● Written instruction: List each line holding the string "this".

● Record extracts:
-- BEGIN --

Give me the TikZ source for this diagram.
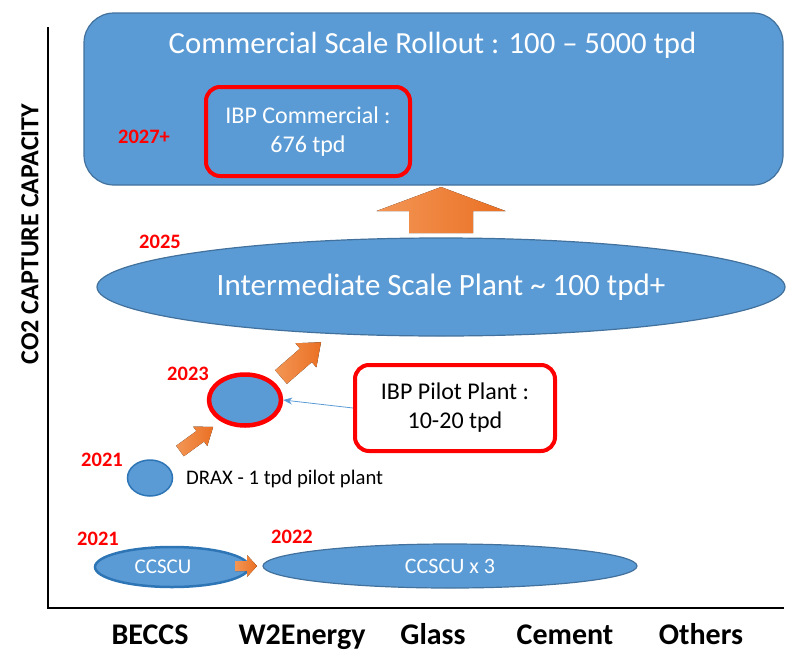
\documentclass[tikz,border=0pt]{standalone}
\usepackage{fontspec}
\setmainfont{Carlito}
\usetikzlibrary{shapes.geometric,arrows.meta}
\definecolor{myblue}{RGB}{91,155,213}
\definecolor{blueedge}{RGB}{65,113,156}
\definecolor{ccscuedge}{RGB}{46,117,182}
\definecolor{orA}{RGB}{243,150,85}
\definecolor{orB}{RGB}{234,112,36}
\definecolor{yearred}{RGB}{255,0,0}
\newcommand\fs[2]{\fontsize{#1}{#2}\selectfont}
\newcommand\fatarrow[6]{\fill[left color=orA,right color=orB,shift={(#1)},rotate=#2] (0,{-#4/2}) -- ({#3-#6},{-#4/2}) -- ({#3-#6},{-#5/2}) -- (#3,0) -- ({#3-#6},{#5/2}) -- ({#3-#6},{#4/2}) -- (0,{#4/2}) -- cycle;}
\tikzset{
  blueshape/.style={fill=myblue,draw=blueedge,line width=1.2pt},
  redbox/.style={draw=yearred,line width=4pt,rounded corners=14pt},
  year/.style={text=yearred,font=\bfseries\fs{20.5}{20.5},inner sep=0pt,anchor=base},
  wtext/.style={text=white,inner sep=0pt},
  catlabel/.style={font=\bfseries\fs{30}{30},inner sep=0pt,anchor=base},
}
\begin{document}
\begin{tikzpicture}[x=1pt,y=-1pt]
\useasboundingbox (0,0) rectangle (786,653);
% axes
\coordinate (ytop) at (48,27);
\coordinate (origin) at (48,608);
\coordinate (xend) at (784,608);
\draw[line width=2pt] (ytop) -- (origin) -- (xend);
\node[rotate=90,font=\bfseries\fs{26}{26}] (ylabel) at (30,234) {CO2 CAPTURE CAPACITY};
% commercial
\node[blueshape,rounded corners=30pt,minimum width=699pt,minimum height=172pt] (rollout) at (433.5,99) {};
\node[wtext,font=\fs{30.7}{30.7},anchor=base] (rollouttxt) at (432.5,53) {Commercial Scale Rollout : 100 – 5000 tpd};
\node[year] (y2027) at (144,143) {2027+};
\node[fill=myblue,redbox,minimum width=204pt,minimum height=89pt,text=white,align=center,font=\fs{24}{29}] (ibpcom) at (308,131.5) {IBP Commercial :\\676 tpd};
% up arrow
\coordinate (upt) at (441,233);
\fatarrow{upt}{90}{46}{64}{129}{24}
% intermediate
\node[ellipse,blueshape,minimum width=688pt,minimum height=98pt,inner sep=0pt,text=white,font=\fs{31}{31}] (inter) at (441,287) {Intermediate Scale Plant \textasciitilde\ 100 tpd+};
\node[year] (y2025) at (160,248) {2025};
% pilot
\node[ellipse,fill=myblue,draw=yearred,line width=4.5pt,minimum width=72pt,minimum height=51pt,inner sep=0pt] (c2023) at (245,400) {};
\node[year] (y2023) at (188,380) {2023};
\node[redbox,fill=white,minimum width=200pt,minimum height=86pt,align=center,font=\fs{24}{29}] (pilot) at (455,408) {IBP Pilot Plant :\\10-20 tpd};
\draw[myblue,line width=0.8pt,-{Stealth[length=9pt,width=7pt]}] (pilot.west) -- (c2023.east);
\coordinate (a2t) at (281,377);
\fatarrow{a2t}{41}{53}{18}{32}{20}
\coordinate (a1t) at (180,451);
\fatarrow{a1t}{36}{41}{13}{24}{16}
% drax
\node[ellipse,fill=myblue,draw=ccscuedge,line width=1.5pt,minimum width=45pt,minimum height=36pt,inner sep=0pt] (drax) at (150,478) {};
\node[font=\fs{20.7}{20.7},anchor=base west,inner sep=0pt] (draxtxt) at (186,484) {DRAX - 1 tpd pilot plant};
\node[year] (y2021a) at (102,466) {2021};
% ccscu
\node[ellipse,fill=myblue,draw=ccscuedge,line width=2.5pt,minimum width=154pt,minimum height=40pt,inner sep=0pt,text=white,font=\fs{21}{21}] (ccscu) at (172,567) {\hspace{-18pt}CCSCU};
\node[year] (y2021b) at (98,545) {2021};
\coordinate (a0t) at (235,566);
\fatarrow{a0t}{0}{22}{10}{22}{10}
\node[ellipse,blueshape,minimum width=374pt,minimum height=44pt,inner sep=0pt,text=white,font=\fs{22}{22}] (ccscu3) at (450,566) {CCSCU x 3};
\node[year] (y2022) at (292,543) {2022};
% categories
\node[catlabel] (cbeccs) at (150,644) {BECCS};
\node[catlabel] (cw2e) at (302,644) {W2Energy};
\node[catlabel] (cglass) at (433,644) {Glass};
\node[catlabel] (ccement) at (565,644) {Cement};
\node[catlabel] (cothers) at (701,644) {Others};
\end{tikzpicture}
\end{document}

-- END --
-- BEGIN --

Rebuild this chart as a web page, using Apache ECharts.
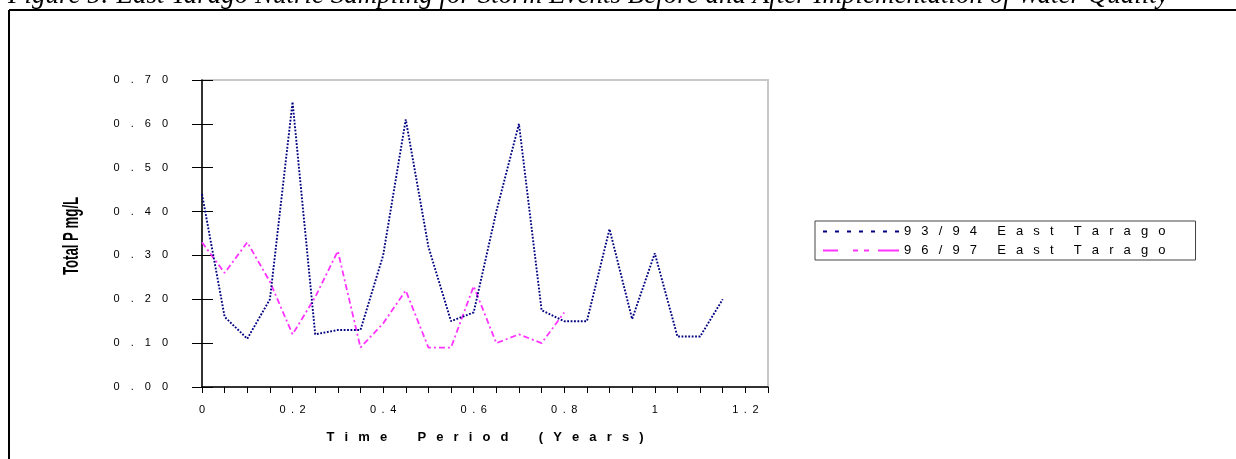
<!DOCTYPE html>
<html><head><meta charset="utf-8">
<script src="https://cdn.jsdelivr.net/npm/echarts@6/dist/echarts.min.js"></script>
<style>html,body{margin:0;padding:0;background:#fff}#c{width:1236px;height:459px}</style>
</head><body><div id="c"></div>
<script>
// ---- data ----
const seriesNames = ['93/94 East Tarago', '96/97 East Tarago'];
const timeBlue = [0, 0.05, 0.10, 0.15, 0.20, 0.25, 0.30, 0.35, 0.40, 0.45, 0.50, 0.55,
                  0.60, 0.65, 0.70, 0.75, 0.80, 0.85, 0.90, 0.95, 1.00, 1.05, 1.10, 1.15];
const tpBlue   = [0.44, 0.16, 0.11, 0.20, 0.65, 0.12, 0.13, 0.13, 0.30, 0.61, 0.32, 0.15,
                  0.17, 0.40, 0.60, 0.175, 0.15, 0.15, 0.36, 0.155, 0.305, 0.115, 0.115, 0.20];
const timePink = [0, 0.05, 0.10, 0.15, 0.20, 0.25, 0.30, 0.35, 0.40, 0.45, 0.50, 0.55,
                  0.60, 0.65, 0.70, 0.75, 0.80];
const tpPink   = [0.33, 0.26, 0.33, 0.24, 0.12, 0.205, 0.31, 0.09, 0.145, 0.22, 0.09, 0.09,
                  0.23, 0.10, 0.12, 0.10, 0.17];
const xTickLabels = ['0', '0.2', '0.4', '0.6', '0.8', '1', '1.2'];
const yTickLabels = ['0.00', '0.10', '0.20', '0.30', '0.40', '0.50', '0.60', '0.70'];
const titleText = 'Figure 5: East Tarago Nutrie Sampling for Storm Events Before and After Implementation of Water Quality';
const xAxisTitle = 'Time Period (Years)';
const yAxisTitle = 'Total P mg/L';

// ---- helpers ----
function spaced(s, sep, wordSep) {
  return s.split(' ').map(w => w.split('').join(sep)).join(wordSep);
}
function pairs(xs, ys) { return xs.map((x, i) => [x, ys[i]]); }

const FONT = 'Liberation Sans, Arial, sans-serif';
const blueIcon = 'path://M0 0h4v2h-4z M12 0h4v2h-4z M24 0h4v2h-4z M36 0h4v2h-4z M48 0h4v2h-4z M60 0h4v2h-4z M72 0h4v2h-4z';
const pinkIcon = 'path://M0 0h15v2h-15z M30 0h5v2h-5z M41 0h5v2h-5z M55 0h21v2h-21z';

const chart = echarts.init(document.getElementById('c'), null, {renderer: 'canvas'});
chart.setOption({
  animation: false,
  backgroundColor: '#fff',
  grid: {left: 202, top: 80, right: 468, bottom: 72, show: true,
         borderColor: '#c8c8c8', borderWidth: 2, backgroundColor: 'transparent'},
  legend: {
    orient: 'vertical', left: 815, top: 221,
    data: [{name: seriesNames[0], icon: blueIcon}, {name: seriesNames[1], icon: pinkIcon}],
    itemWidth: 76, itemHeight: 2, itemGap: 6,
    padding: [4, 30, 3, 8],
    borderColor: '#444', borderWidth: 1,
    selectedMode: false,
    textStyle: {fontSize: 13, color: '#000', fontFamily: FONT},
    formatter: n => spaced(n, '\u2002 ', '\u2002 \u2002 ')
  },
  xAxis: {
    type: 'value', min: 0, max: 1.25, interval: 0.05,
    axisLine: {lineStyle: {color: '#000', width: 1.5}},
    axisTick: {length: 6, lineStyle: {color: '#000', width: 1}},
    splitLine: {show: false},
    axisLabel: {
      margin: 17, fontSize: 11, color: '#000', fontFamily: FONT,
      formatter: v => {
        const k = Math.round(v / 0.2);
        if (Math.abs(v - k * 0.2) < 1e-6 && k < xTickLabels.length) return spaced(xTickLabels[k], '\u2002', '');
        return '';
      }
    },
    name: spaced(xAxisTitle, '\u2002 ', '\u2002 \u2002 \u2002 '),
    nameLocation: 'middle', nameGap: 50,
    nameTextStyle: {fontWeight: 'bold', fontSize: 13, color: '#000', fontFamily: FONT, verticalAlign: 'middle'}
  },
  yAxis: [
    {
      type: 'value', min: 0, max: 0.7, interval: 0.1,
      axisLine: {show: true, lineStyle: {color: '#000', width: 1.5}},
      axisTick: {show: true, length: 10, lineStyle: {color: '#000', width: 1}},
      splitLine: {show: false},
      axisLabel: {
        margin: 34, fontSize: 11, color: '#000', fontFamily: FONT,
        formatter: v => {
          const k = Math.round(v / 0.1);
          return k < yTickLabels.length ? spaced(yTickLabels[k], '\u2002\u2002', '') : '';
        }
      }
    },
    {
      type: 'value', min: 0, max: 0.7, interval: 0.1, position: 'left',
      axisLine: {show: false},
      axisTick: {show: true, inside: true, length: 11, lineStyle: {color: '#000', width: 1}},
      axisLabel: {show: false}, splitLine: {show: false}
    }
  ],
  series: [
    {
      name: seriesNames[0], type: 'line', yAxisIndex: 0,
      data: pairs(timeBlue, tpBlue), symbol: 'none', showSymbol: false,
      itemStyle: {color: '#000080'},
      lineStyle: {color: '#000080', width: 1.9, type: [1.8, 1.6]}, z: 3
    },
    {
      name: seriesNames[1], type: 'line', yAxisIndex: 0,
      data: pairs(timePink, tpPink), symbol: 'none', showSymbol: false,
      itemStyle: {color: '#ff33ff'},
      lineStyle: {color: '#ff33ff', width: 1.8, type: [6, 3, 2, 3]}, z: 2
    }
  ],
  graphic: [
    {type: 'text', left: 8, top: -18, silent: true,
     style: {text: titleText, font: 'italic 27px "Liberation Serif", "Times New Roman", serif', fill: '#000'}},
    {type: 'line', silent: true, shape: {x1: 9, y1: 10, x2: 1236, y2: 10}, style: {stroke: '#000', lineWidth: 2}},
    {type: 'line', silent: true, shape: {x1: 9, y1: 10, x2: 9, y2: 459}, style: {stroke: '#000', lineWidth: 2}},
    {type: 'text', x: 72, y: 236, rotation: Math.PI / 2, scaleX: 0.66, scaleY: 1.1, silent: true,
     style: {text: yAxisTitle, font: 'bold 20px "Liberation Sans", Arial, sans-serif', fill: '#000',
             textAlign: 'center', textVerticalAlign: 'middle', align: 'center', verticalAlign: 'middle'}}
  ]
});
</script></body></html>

-- END --

● Written solution:
Give me the TikZ source for this diagram.
Rebuild this chart as a web page, using Apache ECharts.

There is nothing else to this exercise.